Executive Director Shereen McSpadden told the Homelessness Oversight Commission on Aug. 30 that outreach and placement activity remained steady and that formal evictions from permanent supportive housing (PSH) are low.
McSpadden said HSH recorded 2,188 outreach engagements and 992 coordinated entry assessments in July. Housing placements in July totaled 181, and the department has issued about 991 emergency housing vouchers to date, with roughly 650 households moved into housing so far. McSpadden said PSH eviction filings and removals remain a small fraction of households: of 9,046 households served in site‑based PSH last year, 678 received written notices, 155 unlawful detainer filings were made and 110 households were evicted — an eviction rate McSpadden reported as about 1.22 percent.
Commissioners urged the department to treat those eviction numbers with caution. Commissioner Joaquin Guerrero and others asked for more granular data on so‑called “constructive” evictions and on households that relinquish units when threatened with eviction. Commissioner Christine Evans asked whether legal costs embedded in a large renewal contract for a property manager called THC could be driving aggressive eviction practices; McSpadden said the higher legal line items cover lease negotiations and other legal functions beyond evictions and that the department will provide deeper information.

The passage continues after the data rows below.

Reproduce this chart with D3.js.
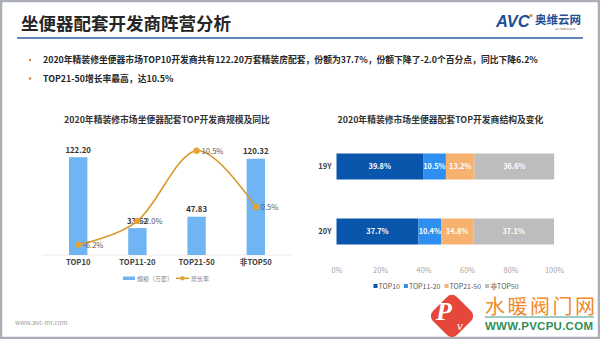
<!DOCTYPE html>
<html><head><meta charset="utf-8">
<script src="https://cdn.jsdelivr.net/npm/d3@7"></script>
<style>
body{margin:0;background:#fff}
svg{display:block;font-family:"Noto Sans CJK SC","Noto Sans",sans-serif}
</style>
</head><body><svg id="c" width="600" height="339"></svg>
<script>
// ---------- data ----------
const pageTitle = "坐便器配套开发商阵营分析";
const bullets = [
  "2020年精装修坐便器市场TOP10开发商共有122.20万套精装房配套，份额为37.7%，份额下降了-2.0个百分点，同比下降6.2%",
  "TOP21-50增长率最高，达10.5%"
];
const leftTitle = "2020年精装修市场坐便器配套TOP开发商规模及同比";
const categories = ["TOP10", "TOP11-20", "TOP21-50", "非TOP50"];
const scaleValues = [122.20, 33.62, 47.83, 120.32];
const scaleLabels = ["122.20", "33.62", "47.83", "120.32"];
const growthRates = [-6.2, -2.0, 10.5, 0.5];
const growthLabels = ["-6.2%", "-2.0%", "10.5%", "0.5%"];
const leftLegend = ["规模（万套）", "增长率"];
const rightTitle = "2020年精装修市场坐便器配套TOP开发商结构及变化";
const years = ["19Y", "20Y"];
const segments = ["TOP10", "TOP11-20", "TOP21-50", "非TOP50"];
const share19 = [39.8, 10.5, 13.2, 36.6];
const share20 = [37.7, 10.4, 14.8, 37.1];
const xTicks = [0, 20, 40, 60, 80, 100];
const footer = "www.avc-mr.com";

// ---------- setup ----------
const svg = d3.select("#c");
const CJK = '"Noto Sans CJK SC","Noto Sans",sans-serif';

// frame
svg.append("rect").attr("x", 1).attr("y", 1).attr("width", 598).attr("height", 337)
  .attr("fill", "#fff").attr("stroke", "#a9aeb7").attr("stroke-width", 2.5);

// page title
svg.append("text").attr("x", 21).attr("y", 30).text(pageTitle)
  .attr("font-size", 17.5).attr("font-weight", 700).attr("fill", "#262626");
svg.append("line").attr("x1", 17).attr("x2", 583).attr("y1", 38).attr("y2", 38)
  .attr("stroke", "#2b5f9c").attr("stroke-width", 1.6);

// AVC logo
svg.append("text").attr("x", 496).attr("y", 27).text("AVC")
  .attr("font-family", "Liberation Sans, Arial, sans-serif").attr("font-size", 16.5)
  .attr("font-weight", 700).attr("font-style", "italic").attr("fill", "#1e4f95");
svg.append("circle").attr("cx", 531).attr("cy", 15.5).attr("r", 1.6).attr("fill", "#f08a1c");
svg.append("text").attr("x", 535).attr("y", 24).text("奥维云网")
  .attr("font-size", 11.5).attr("font-weight", 700).attr("fill", "#1e4f95");
svg.append("text").attr("x", 555).attr("y", 30).text("ALL VIEW CLOUD")
  .attr("font-size", 2.6).attr("fill", "#555");

// bullets
bullets.forEach((b, i) => {
  const y = 63 + i * 18.5;
  svg.append("circle").attr("cx", 30).attr("cy", y - 3).attr("r", 1.2).attr("fill", "#e07a55");
  svg.append("text").attr("x", 43).attr("y", y).text(b)
    .attr("font-size", 8.8).attr("font-weight", 700).attr("fill", "#262626");
});

// ---------- left chart ----------
svg.append("text").attr("x", 167).attr("y", 123).attr("text-anchor", "middle").text(leftTitle)
  .attr("font-size", 8.8).attr("font-weight", 700).attr("fill", "#333");

const xL = d3.scaleBand().domain(categories).range([48.6, 285.4])
  .paddingInner(0.69).paddingOuter(0.345);
const yBar = d3.scaleLinear().domain([0, 140]).range([255, 143]);
const yLine = d3.scaleLinear().domain([-8, 12]).range([254.8, 142.2]);

svg.append("line").attr("x1", 42).attr("x2", 292).attr("y1", yBar(0)).attr("y2", yBar(0))
  .attr("stroke", "#ececec").attr("stroke-width", 1);

const gL = svg.append("g");
gL.selectAll("rect.bar").data(categories).join("rect").attr("class", "bar")
  .attr("x", d => xL(d)).attr("width", xL.bandwidth())
  .attr("y", (d, i) => yBar(scaleValues[i]))
  .attr("height", (d, i) => yBar(0) - yBar(scaleValues[i]))
  .attr("fill", "#6fb5f3");

gL.selectAll("text.val").data(categories).join("text").attr("class", "val")
  .attr("x", d => xL(d) + xL.bandwidth() / 2)
  .attr("y", (d, i) => yBar(scaleValues[i]) - 4.5)
  .attr("text-anchor", "middle").text((d, i) => scaleLabels[i])
  .attr("font-size", 7.8).attr("font-weight", 700).attr("fill", "#333");

// x axis labels
const axL = d3.axisBottom(xL).tickSize(0).tickPadding(5);
const axLg = svg.append("g").attr("transform", `translate(0,${yBar(0)})`).call(axL);
axLg.select(".domain").remove();
axLg.selectAll("text").attr("font-size", 7.6).attr("font-weight", 700).attr("fill", "#404040")
  .attr("font-family", CJK);

// growth line
const pts = categories.map((c, i) => [xL(c) + xL.bandwidth() / 2, yLine(growthRates[i])]);
const lineGen = d3.line().curve(d3.curveCardinal.tension(0));
gL.append("path").attr("d", lineGen(pts)).attr("fill", "none")
  .attr("stroke", "#d9992b").attr("stroke-width", 1.6);
gL.selectAll("circle.pt").data(pts).join("circle").attr("class", "pt")
  .attr("cx", d => d[0]).attr("cy", d => d[1]).attr("r", 3.2).attr("fill", "#e8a23a");
gL.selectAll("text.gr").data(pts).join("text").attr("class", "gr")
  .attr("x", d => d[0] + 5).attr("y", d => d[1] + 3)
  .text((d, i) => growthLabels[i])
  .attr("font-size", 7.6).attr("fill", "#595959");

// left legend
const lg = svg.append("g");
lg.append("rect").attr("x", 123).attr("y", 276.5).attr("width", 12).attr("height", 3.5).attr("fill", "#6fb5f3");
lg.append("text").attr("x", 137).attr("y", 280.6).text(leftLegend[0]).attr("font-size", 6).attr("fill", "#7f7f7f");
lg.append("line").attr("x1", 176).attr("x2", 189).attr("y1", 278.3).attr("y2", 278.3)
  .attr("stroke", "#d9992b").attr("stroke-width", 1.5);
lg.append("circle").attr("cx", 182.5).attr("cy", 278.3).attr("r", 2.2).attr("fill", "#e8a23a");
lg.append("text").attr("x", 191).attr("y", 280.6).text(leftLegend[1]).attr("font-size", 6).attr("fill", "#7f7f7f");

// ---------- right chart ----------
svg.append("text").attr("x", 440.5).attr("y", 123).attr("text-anchor", "middle").text(rightTitle)
  .attr("font-size", 8.8).attr("font-weight", 700).attr("fill", "#333");

const xR = d3.scaleLinear().domain([0, 100]).range([336.5, 554]);
const yR = d3.scaleBand().domain(years).range([134, 264]).paddingInner(0.6).paddingOuter(0.3);
const colors = d3.scaleOrdinal().domain(segments).range(["#0b56ad", "#2f8ff0", "#f6b26e", "#bdbdbd"]);

const shares = { "19Y": share19, "20Y": share20 };
const stackRows = years.map(y => {
  let acc = 0;
  return shares[y].map((v, i) => { const s = acc; acc += v; return { year: y, seg: segments[i], v, x0: s, x1: acc }; });
});
const gR = svg.append("g");
stackRows.forEach(row => {
  gR.selectAll(null).data(row).join("rect")
    .attr("x", d => xR(d.x0)).attr("width", d => xR(d.x1) - xR(d.x0))
    .attr("y", d => yR(d.year)).attr("height", yR.bandwidth())
    .attr("fill", d => colors(d.seg));
  gR.selectAll(null).data(row).join("text")
    .attr("x", d => (xR(d.x0) + xR(d.x1)) / 2).attr("y", d => yR(d.year) + yR.bandwidth() / 2 + 2.8)
    .attr("text-anchor", "middle").text(d => d.v.toFixed(1) + "%")
    .attr("font-size", 7.3).attr("font-weight", 700).attr("fill", "#fff");
});

const axY = d3.axisLeft(yR).tickSize(0).tickPadding(5);
const axYg = svg.append("g").attr("transform", `translate(${xR(0)},0)`).call(axY);
axYg.select(".domain").remove();
axYg.selectAll("text").attr("font-size", 7.5).attr("font-weight", 700).attr("fill", "#404040")
  .attr("font-family", CJK);

const axX = d3.axisBottom(xR).tickValues(xTicks).tickFormat(d => d + "%").tickSize(0).tickPadding(0);
const axXg = svg.append("g").attr("transform", `translate(0,268)`).call(axX);
axXg.select(".domain").remove();
axXg.selectAll("text").attr("font-size", 7.3).attr("fill", "#a6a6a6").attr("font-family", CJK);

// right legend
const rl = svg.append("g");
let lx = 373.5;
segments.forEach(s => {
  rl.append("rect").attr("x", lx).attr("y", 284).attr("width", 4).attr("height", 4).attr("fill", colors(s));
  const t = rl.append("text").attr("x", lx + 5).attr("y", 288.6).text(s)
    .attr("font-size", 7).attr("fill", "#595959");
  lx += 5 + t.node().getComputedTextLength() + 4;
});

// footer
svg.append("text").attr("x", 15).attr("y", 325).text(footer)
  .attr("font-size", 6.5).attr("fill", "#a0a0a0");

// PVCPU watermark
const wm = svg.append("g");
wm.append("rect").attr("x", -17).attr("y", -17).attr("width", 34).attr("height", 34).attr("rx", 7)
  .attr("fill", "#e5483b").attr("transform", "translate(452,316) rotate(45)");
wm.append("text").attr("x", 444).attr("y", 320).text("P")
  .attr("font-family", "Liberation Serif, serif").attr("font-style", "italic").attr("font-weight", 700)
  .attr("font-size", 26).attr("fill", "#fff").attr("text-anchor", "middle");
wm.append("text").attr("x", 460).attr("y", 330).text("v")
  .attr("font-family", "Liberation Serif, serif").attr("font-style", "italic")
  .attr("font-size", 13).attr("fill", "#fff").attr("text-anchor", "middle");
wm.append("text").attr("x", 485).attr("y", 314).text("水暖阀门网")
  .attr("font-size", 20).attr("fill", "#f08a2a").attr("textLength", 110);
wm.append("line").attr("x1", 485).attr("x2", 594).attr("y1", 317).attr("y2", 317)
  .attr("stroke", "#3c9a8a").attr("stroke-width", 1.2);
wm.append("text").attr("x", 485).attr("y", 330).text("WWW.PVCPU.COM")
  .attr("font-family", "Liberation Sans, Arial, sans-serif").attr("font-weight", 700)
  .attr("font-size", 11.5).attr("fill", "#2f8f5a").attr("textLength", 108);
</script>
</body></html>
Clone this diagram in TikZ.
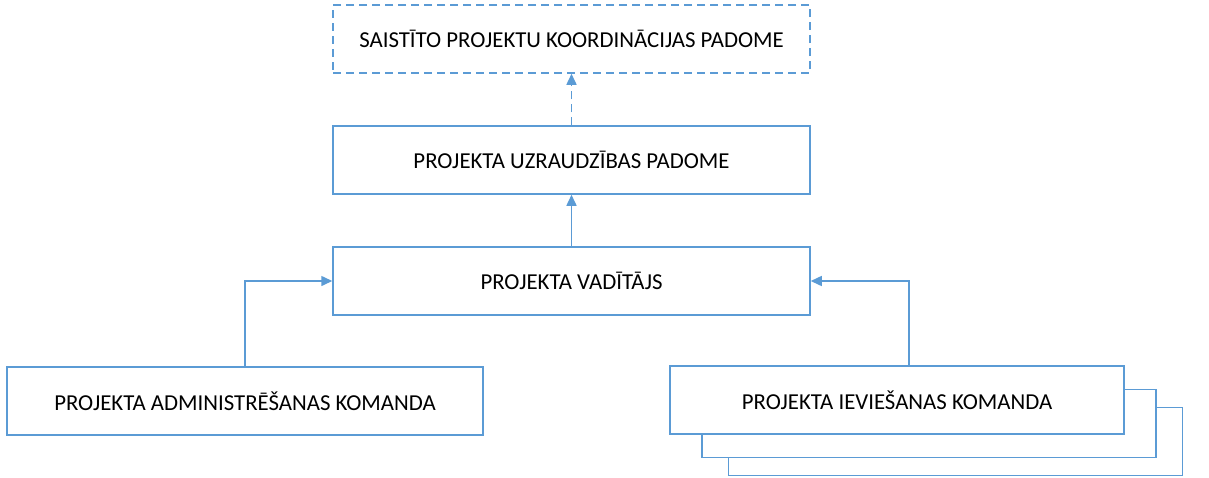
\documentclass[tikz,border=0pt]{standalone}
\usepackage{fontspec}
\setmainfont{Carlito}
\usetikzlibrary{arrows.meta}
\definecolor{boxblue}{HTML}{5B9BD5}

\tikzset{
  box/.style={draw=boxblue, line width=1.5pt, fill=white, inner sep=0pt,
    minimum width=477pt, minimum height=68pt, font=\fontsize{22.8}{26}\selectfont},
  teambox/.style={box, minimum width=454pt},
  link/.style={draw=boxblue, line width=1.5pt, -{Triangle[width=10pt,length=11pt]}}
}

\begin{document}
\begin{tikzpicture}[x=1pt,y=-1pt]
      \useasboundingbox (0,0) rectangle (1209,477);
      % board levels
      \node [box, dash pattern=on 8pt off 5pt] (koord) at (571.5,39) {SAISTĪTO PROJEKTU KOORDINĀCIJAS PADOME};
      \node [box] (uzr) at (571.5,160) {PROJEKTA UZRAUDZĪBAS PADOME};
      \node [box] (vad) at (571.5,281) {PROJEKTA VADĪTĀJS};
      % teams
      \node [box, minimum width=476pt] (admin) at (245,401) {PROJEKTA ADMINISTRĒŠANAS KOMANDA};
      \node [teambox] (iev3) at (955.5,441.5) {};
      \node [teambox] (iev2) at (929,423.5) {};
      \node [teambox] (iev) at (897,400) {PROJEKTA IEVIEŠANAS KOMANDA};
      % links
      \draw [link, dash pattern=on 8pt off 5pt] (uzr.north) -- (koord.south);
      \draw [link] (vad.north) -- (uzr.south);
      \draw [link] (admin.north) |- (vad.west);
      \draw [link] ([xshift=12pt]iev.north) |- (vad.east);
\end{tikzpicture}
\end{document}
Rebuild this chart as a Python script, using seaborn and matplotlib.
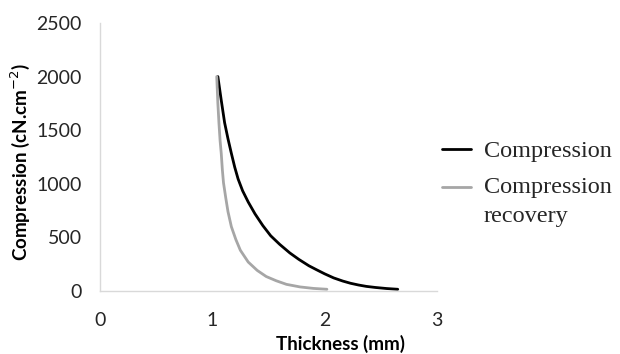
import matplotlib
matplotlib.use("Agg")
import matplotlib.pyplot as plt
import seaborn as sns
import pandas as pd

# Compression curve (thickness in mm, pressure in cN/cm^2)
compression_x = [1.05, 1.08, 1.11, 1.14, 1.17, 1.20, 1.23, 1.27, 1.32, 1.38, 1.45, 1.52, 1.60, 1.69, 1.77,
                 1.86, 1.93, 2.00, 2.08, 2.16, 2.23, 2.30, 2.37, 2.45, 2.55, 2.65]
compression_y = [2000, 1780, 1570, 1420, 1284, 1155, 1045, 935, 830, 720, 610, 515, 435, 355, 295,
                 235, 197, 160, 122, 93, 72, 56, 43, 33, 23, 16]

# Compression recovery curve
recovery_x = [1.04, 1.05, 1.06, 1.07, 1.08, 1.09, 1.10, 1.12, 1.14, 1.17, 1.21, 1.25, 1.32, 1.40, 1.48,
              1.57, 1.66, 1.78, 1.90, 2.02]
recovery_y = [2000, 1750, 1560, 1400, 1284, 1130, 1010, 870, 740, 600, 480, 380, 270, 192, 135,
              95, 62, 38, 24, 16]

series_names = ["Compression", "Compression\nrecovery"]
series_colors = ["#000000", "#a6a6a6"]

x_ticks = [0, 1, 2, 3]
y_ticks = [0, 500, 1000, 1500, 2000, 2500]

df = pd.concat([
    pd.DataFrame({"Thickness": compression_x, "Compression": compression_y, "Series": series_names[0]}),
    pd.DataFrame({"Thickness": recovery_x, "Compression": recovery_y, "Series": series_names[1]}),
], ignore_index=True)

sns.set_theme(style="white")
plt.rcParams["font.family"] = ["Lato", "DejaVu Sans"]

fig = plt.figure(figsize=(6.2, 3.54), dpi=100)
ax = fig.add_axes([0.161, 0.178, 0.544, 0.757])

sns.lineplot(data=df, x="Thickness", y="Compression", hue="Series",
             palette=dict(zip(series_names, series_colors)), linewidth=2.0,
             ax=ax, sort=False, estimator=None)

ax.set_xlim(0, 3)
ax.set_ylim(0, 2500)
ax.set_xticks(x_ticks)
ax.set_yticks(y_ticks)
ax.tick_params(axis="both", length=0, labelsize=14, colors="#262626")
ax.tick_params(axis="y", pad=13)
ax.tick_params(axis="x", pad=15)

for side in ["top", "right"]:
    ax.spines[side].set_visible(False)
for side in ["left", "bottom"]:
    ax.spines[side].set_color("#d9d9d9")
    ax.spines[side].set_linewidth(1.0)

ax.set_xlabel("Thickness (mm)", fontsize=13.5, fontweight="bold", color="#000000")
ax.xaxis.set_label_coords(0.715, -0.163)
ax.xaxis.label.set_va("top")
ax.set_ylabel("Compression (cN.cm$^{-2}$)", fontsize=13.5, fontweight="bold", color="#000000")
ax.yaxis.set_label_coords(-0.236, 0.483)
ax.yaxis.label.set_va("center")

leg = fig.legend(*ax.get_legend_handles_labels(), loc="upper left",
                 bbox_to_anchor=(442 / 620, 1 - 140 / 354), frameon=False,
                 borderpad=0, borderaxespad=0,
                 handlelength=1.2, handletextpad=0.52, labelspacing=0.62,
                 prop={"family": "Liberation Serif", "size": 17.5})
ax.get_legend().remove()
for line in leg.get_lines():
    line.set_linewidth(2.0)
for text in leg.get_texts():
    text.set_linespacing(1.5)

# keep the two-line entry's swatch level with its first line of text
second = leg.get_lines()[1]
second.set_ydata([v + 10.5 for v in second.get_ydata()])

fig.savefig("out.png", dpi=100, facecolor="white")
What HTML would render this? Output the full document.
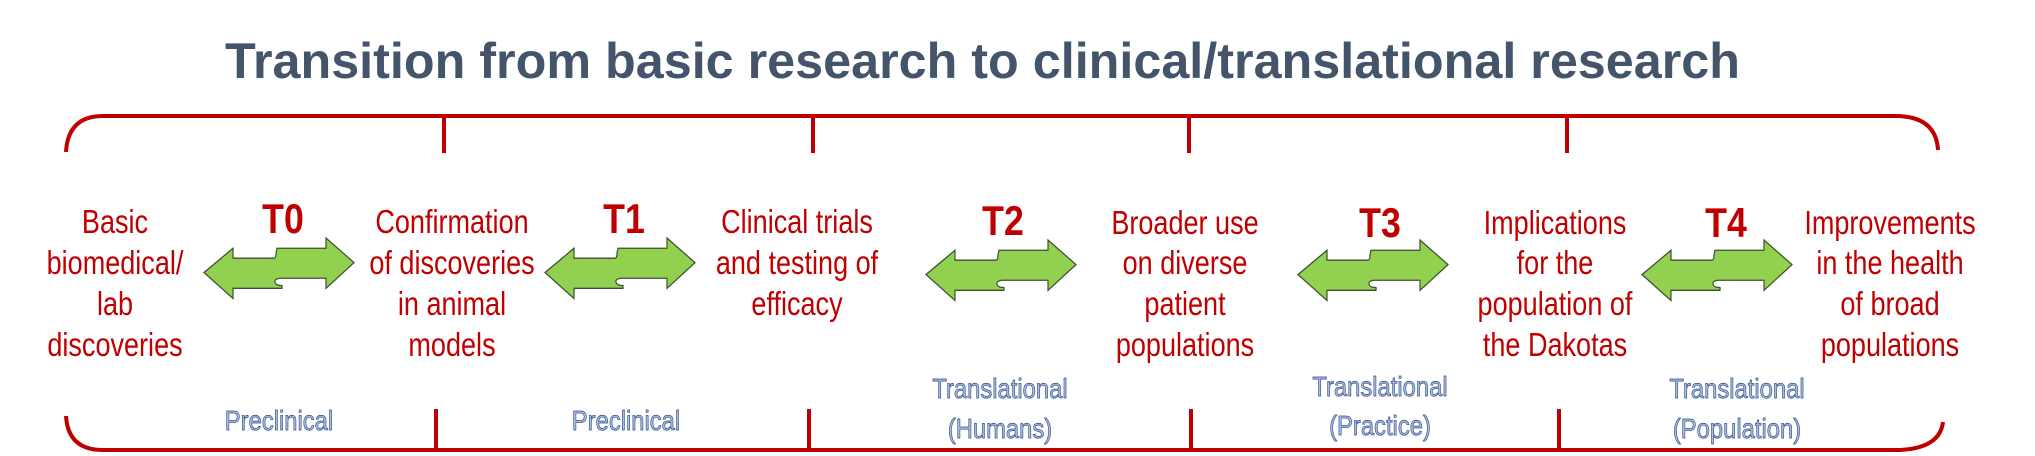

The report also flagged an operational challenge: of HSH’s portfolio the department said occupancy was about 91.5 percent, with roughly 840 vacancies, 282 of which were available for referral. McSpadden and staff said many offline units are either undergoing routine turnover work (janitorial/cleaning) or require longer maintenance repairs; commissioners requested that the department split those categories in future reports to show the scale and typical timelines for “janitorial” versus “maintenance” vacancies.
On shelters, McSpadden said the adult shelter reservation system remains active but has early‑stage problems: on Aug. 28 the wait list held 447 people and 39 people had received placements that month. She said the youth hotel voucher program opened in August and a survivor‑of‑domestic‑violence voucher program will launch in September. The department is also preparing RFPs for shelter meals, transportation and advocacy services.
McSpadden said HSH is preparing to bring larger contracts to the commission for early vetting beginning in November and emphasized the department’s shift from counting outputs to tracking outcomes. She said the department will provide templates and technical assistance so commissioners can judge contracts by measures such as housing stability and service quality rather than by outputs alone. Commissioners asked that the department propose rubric‑style criteria for evaluating contracts at the October meeting ahead of November approvals.
The commission asked for follow up on several items — a split of janitorial versus deep maintenance vacancies, eviction trend lines by provider, and a clearer methodology for measuring returns to homelessness — and McSpadden committed to providing additional detail in future packets. The commission voted later in the meeting to approve its rules of order and to adopt meeting minutes from August.